> _EXERCISE DESCRIPTION_
Type again, exactly, the lines below from the start through the line that includes "elinewidth=2.2, capsize=5, capthick=2.2, zorder=4, **cm_style)".

*****

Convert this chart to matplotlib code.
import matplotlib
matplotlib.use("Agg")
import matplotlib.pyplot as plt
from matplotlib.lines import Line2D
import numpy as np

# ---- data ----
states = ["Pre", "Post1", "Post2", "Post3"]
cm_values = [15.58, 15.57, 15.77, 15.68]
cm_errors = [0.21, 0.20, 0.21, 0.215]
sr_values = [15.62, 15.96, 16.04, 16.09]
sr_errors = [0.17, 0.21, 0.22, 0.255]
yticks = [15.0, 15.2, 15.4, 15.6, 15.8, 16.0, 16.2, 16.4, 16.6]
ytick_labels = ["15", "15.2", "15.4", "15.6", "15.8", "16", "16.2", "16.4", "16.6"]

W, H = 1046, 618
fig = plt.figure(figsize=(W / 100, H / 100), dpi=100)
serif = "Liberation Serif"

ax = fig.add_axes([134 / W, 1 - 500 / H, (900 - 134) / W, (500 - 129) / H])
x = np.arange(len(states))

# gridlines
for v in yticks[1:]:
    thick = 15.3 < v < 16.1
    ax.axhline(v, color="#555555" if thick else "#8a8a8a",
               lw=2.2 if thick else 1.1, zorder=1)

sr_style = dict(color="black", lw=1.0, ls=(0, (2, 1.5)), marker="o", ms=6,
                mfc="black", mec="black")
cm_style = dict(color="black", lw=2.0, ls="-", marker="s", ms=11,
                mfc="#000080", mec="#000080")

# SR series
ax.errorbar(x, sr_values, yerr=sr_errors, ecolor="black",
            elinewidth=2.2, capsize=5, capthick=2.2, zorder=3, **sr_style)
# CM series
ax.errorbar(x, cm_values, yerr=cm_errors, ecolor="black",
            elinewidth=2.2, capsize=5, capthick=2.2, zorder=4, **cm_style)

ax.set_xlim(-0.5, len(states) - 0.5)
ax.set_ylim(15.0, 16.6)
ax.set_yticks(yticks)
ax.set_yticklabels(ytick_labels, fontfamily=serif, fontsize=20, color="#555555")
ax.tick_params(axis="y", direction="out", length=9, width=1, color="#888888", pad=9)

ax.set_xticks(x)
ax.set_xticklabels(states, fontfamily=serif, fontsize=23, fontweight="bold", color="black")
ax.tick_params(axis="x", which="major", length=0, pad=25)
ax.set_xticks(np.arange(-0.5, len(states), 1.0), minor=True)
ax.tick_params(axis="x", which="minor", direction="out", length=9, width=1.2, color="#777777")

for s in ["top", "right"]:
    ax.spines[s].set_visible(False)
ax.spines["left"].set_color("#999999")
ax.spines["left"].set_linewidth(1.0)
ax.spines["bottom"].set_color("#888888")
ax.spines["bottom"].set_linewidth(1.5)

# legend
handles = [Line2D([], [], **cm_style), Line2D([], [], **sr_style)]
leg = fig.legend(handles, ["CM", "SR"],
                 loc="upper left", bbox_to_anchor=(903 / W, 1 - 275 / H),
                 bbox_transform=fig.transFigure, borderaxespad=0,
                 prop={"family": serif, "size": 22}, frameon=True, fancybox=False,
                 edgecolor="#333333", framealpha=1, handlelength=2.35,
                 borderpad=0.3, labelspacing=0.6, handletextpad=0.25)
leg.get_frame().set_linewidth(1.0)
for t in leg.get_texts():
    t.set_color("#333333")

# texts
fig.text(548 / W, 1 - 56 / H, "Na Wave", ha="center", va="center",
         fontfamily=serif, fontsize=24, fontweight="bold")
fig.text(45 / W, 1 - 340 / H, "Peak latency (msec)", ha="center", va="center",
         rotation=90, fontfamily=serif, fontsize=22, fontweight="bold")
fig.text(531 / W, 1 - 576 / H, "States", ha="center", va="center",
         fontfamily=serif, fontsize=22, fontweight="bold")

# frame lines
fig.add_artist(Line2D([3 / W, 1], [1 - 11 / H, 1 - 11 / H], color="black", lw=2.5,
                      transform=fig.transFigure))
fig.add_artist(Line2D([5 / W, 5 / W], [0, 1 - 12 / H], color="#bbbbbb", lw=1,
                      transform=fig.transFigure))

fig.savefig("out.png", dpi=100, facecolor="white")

*****

> _RESPONSE TO THIS TASK_
Convert this chart to matplotlib code.
import matplotlib
matplotlib.use("Agg")
import matplotlib.pyplot as plt
from matplotlib.lines import Line2D
import numpy as np

# ---- data ----
states = ["Pre", "Post1", "Post2", "Post3"]
cm_values = [15.58, 15.57, 15.77, 15.68]
cm_errors = [0.21, 0.20, 0.21, 0.215]
sr_values = [15.62, 15.96, 16.04, 16.09]
sr_errors = [0.17, 0.21, 0.22, 0.255]
yticks = [15.0, 15.2, 15.4, 15.6, 15.8, 16.0, 16.2, 16.4, 16.6]
ytick_labels = ["15", "15.2", "15.4", "15.6", "15.8", "16", "16.2", "16.4", "16.6"]

W, H = 1046, 618
fig = plt.figure(figsize=(W / 100, H / 100), dpi=100)
serif = "Liberation Serif"

ax = fig.add_axes([134 / W, 1 - 500 / H, (900 - 134) / W, (500 - 129) / H])
x = np.arange(len(states))

# gridlines
for v in yticks[1:]:
    thick = 15.3 < v < 16.1
    ax.axhline(v, color="#555555" if thick else "#8a8a8a",
               lw=2.2 if thick else 1.1, zorder=1)

sr_style = dict(color="black", lw=1.0, ls=(0, (2, 1.5)), marker="o", ms=6,
                mfc="black", mec="black")
cm_style = dict(color="black", lw=2.0, ls="-", marker="s", ms=11,
                mfc="#000080", mec="#000080")

# SR series
ax.errorbar(x, sr_values, yerr=sr_errors, ecolor="black",
            elinewidth=2.2, capsize=5, capthick=2.2, zorder=3, **sr_style)
# CM series
ax.errorbar(x, cm_values, yerr=cm_errors, ecolor="black",
            elinewidth=2.2, capsize=5, capthick=2.2, zorder=4, **cm_style)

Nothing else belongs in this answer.